Me encanta reírme. Creo que es lo que más me gusta en el mundo. Más que el sexo, más que, por supuesto, la comida, más que viajar… Reír es la piedra angular sobre la que he querido construir mi personalidad. Y no porque no haya tenido cosas que lamentar, o porque no haya pasado desgracias, o porque no haya sufrido, como todo el mundo, decepciones amorosas. Todo eso, y más, me ha pasado por encima y lo llevo en la mochila. Pero, por encima del lado oscuro, me siento atraído por lo luminoso, por lo optimista, por el vaso medio lleno más que por el medio vacío.
Así que, asistir esta semana al estreno de “La familia Addams. El musical”, no ha podido darme más felicidad porque ahí se ha unido mi pasión por el espectáculo -y el que os refiero es de los muy buenos-, con esa afición por hacer del sentido del humor mi aliado… hasta cara a los miedos. Al final no pasa nada, no hay que hacer tanto drama de esta gran broma que es la vida y que, en un chasquido casi tan breve como los que dan con sus dedos los protagonistas en la sintonía original de esta producción, tarde o temprano termina yéndose.

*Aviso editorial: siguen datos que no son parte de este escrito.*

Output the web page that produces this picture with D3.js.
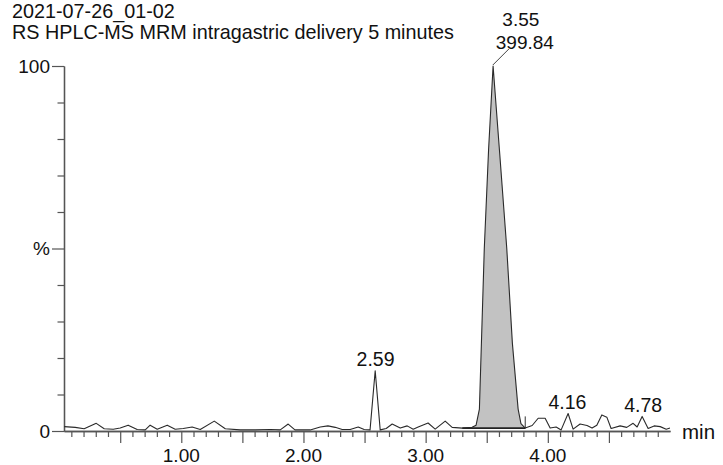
<!DOCTYPE html>
<html>
<head>
<meta charset="utf-8">
<script src="https://cdn.jsdelivr.net/npm/d3@7/dist/d3.min.js"></script>
<style>
  html, body { margin: 0; padding: 0; background: #fff; }
  svg text { font-family: "Liberation Sans", Arial, Helvetica, sans-serif; fill: #111; }
</style>
</head>
<body>
<svg id="chart" width="723" height="465"></svg>
<script>
// ---- data (retention time in minutes, relative intensity in %) ----
const titleLines = ["2021-07-26_01-02", "RS HPLC-MS MRM intragastric delivery 5 minutes"];
const times = [0.042,0.132,0.205,0.304,0.369,0.443,0.500,0.565,0.639,0.705,0.745,0.803,0.885,0.950,
  1.016,1.089,1.155,1.270,1.360,1.482,1.605,1.728,1.810,1.875,1.930,2.055,2.137,2.200,2.260,2.317,
  2.382,2.448,2.497,2.545,2.587,2.628,2.677,2.726,2.792,2.849,2.898,2.939,3.020,3.078,3.160,3.217,
  3.300,3.380,3.413,3.440,3.480,3.515,3.552,3.604,3.664,3.710,3.757,3.780,3.815,3.872,3.921,3.978,
  4.019,4.068,4.109,4.166,4.207,4.264,4.321,4.362,4.401,4.442,4.483,4.518,4.592,4.646,4.698,4.731,
  4.772,4.821,4.870,4.920,4.969,5.000];
const intensity = [1.2,1.0,0.6,2.1,0.6,0.5,0.8,1.6,0.4,0.3,1.6,0.5,1.6,0.5,
  0.7,1.1,0.4,2.7,0.6,0.3,0.3,0.4,0.3,1.9,0.3,0.3,1.1,1.4,1.0,0.4,
  0.4,1.1,0.4,0.3,16.5,0.3,0.7,1.9,0.8,1.4,0.5,1.1,2.2,0.5,2.7,1.0,
  0.8,1.0,1.6,6.0,50,77,100,77,50,24,6.0,2.0,0.8,1.5,3.5,3.5,
  0.8,1.1,0.3,4.8,0.5,1.9,1.5,0.8,1.6,4.4,3.8,0.7,1.4,1.0,2.1,1.1,
  4.0,0.7,1.4,1.2,0.5,0.8];
// labelled peaks
const peakTimes = [2.59, 3.55, 4.16, 4.78];
const peakHeights = [16.5, 100, 4.8, 4.0];
const peakLabels = ["2.59", "3.55", "4.16", "4.78"];
const mainPeakArea = "399.84";
// integration window of the main peak
const integStart = 3.30, integEnd = 3.815, integLevel = 0.8;
// axis ticks
const xMajorTicks = [0.5, 1.0, 1.5, 2.0, 2.5, 3.0, 3.5, 4.0, 4.5];
const xLabelTicks = [1, 2, 3, 4];
const xLabelText = ["1.00", "2.00", "3.00", "4.00"];
const yMajorTicks = [0, 50, 100];
const yMajorText = ["0", "%", "100"];

// ---- drawing ----
const svg = d3.select("#chart");
const x = d3.scaleLinear().domain([0.04, 5.0]).range([64, 670]);
const y = d3.scaleLinear().domain([0, 100]).range([431, 66]);
const axisColor = "#555";

// titles
svg.selectAll("text.title").data(titleLines).join("text")
  .attr("class", "title")
  .attr("x", 12).attr("y", (d, i) => 17.5 + i * 21.5)
  .attr("font-size", 19.8).text(d => d);

// minor x ticks
const xMinor = d3.range(1, 50).map(i => i / 10).filter(v => !xMajorTicks.some(m => Math.abs(m - v) < 1e-6));
const gxMinor = svg.append("g").attr("transform", `translate(0,${y(0)})`)
  .call(d3.axisBottom(x).tickValues(xMinor).tickSize(6).tickSizeOuter(0).tickFormat(""));
const gxMajor = svg.append("g").attr("transform", `translate(0,${y(0)})`)
  .call(d3.axisBottom(x).tickValues(xMajorTicks).tickSize(12).tickSizeOuter(0).tickFormat(""));
[gxMinor, gxMajor].forEach(g => {
  g.selectAll("line").attr("stroke", axisColor).attr("stroke-width", 1.2);
  g.select(".domain").attr("stroke", axisColor).attr("stroke-width", 1.3);
});
svg.selectAll("text.xl").data(xLabelTicks).join("text")
  .attr("class", "xl").attr("x", d => x(d)).attr("y", 462)
  .attr("text-anchor", "middle").attr("font-size", 19)
  .text((d, i) => xLabelText[i]);
svg.append("text").attr("x", 682).attr("y", 438.5).attr("font-size", 20.5).text("min");

// y ticks
const yMinor = d3.range(10, 100, 10).filter(v => v !== 50);
const gyMinor = svg.append("g").attr("transform", `translate(${x(0.04)},0)`)
  .call(d3.axisLeft(y).tickValues(yMinor).tickSize(6.5).tickSizeOuter(0).tickFormat(""));
const gyMajor = svg.append("g").attr("transform", `translate(${x(0.04)},0)`)
  .call(d3.axisLeft(y).tickValues(yMajorTicks).tickSize(12).tickSizeOuter(0)
    .tickPadding(2).tickFormat((d, i) => yMajorText[i]));
[gyMinor, gyMajor].forEach(g => {
  g.selectAll("line").attr("stroke", axisColor).attr("stroke-width", 1.2);
  g.select(".domain").attr("stroke", axisColor).attr("stroke-width", 1.3);
});
gyMajor.selectAll("text").attr("font-size", 19).attr("fill", "#111")
  .attr("font-family", "Liberation Sans, Arial, sans-serif");

// data points
const pts = times.map((t, i) => ({ t, v: intensity[i] }));

// filled integrated peak
const fillPts = pts.filter(p => p.t >= integStart - 1e-9 && p.t <= integEnd + 1e-9);
const area = d3.area().x(p => x(p.t)).y0(y(integLevel)).y1(p => y(p.v));
svg.append("path").datum(fillPts).attr("d", area).attr("fill", "#c2c2c2");
svg.append("line")
  .attr("x1", x(integStart)).attr("x2", x(integEnd))
  .attr("y1", y(integLevel)).attr("y2", y(integLevel))
  .attr("stroke", "#222").attr("stroke-width", 1.6);
svg.append("line")
  .attr("x1", x(integEnd)).attr("x2", x(integEnd))
  .attr("y1", y(4)).attr("y2", y(0.7))
  .attr("stroke", "#333").attr("stroke-width", 1);

// trace
const line = d3.line().x(p => x(p.t)).y(p => y(p.v));
svg.append("path").datum(pts).attr("d", line)
  .attr("fill", "none").attr("stroke", "#2a2a2a").attr("stroke-width", 1.1)
  .attr("stroke-linejoin", "round");

// peak labels
peakTimes.forEach((t, i) => {
  if (peakLabels[i] === "3.55") {
    svg.append("line")
      .attr("x1", x(t)).attr("y1", y(peakHeights[i]) - 1)
      .attr("x2", x(t) + 16).attr("y2", y(peakHeights[i]) - 17)
      .attr("stroke", "#444").attr("stroke-width", 1);
    svg.append("text").attr("x", x(t) + 28).attr("y", 26)
      .attr("text-anchor", "middle").attr("font-size", 19).text(peakLabels[i]);
    svg.append("text").attr("x", x(t) + 32).attr("y", 48.5)
      .attr("text-anchor", "middle").attr("font-size", 19).text(mainPeakArea);
  } else {
    svg.append("text").attr("x", x(t)).attr("y", y(peakHeights[i]) - 4.5)
      .attr("text-anchor", "middle").attr("font-size", 19.5).text(peakLabels[i]);
  }
});
</script>
</body>
</html>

Sin embargo, ¡qué mejor despedida que la de una sonrisa! ¡Qué forma más ventajosa de afrontar esta gran (y siniestra) burla vital que la de plantarle cara con el famoso “pantojil” “dientes, dientes”? Si pudiera tener alguna duda, gracias a Gómez, Morticia, Fétido, Miércoles y Pugsley (y el resto del elenco), se me han terminado de disipar. Y así estoy. Más feliz que una perdiz.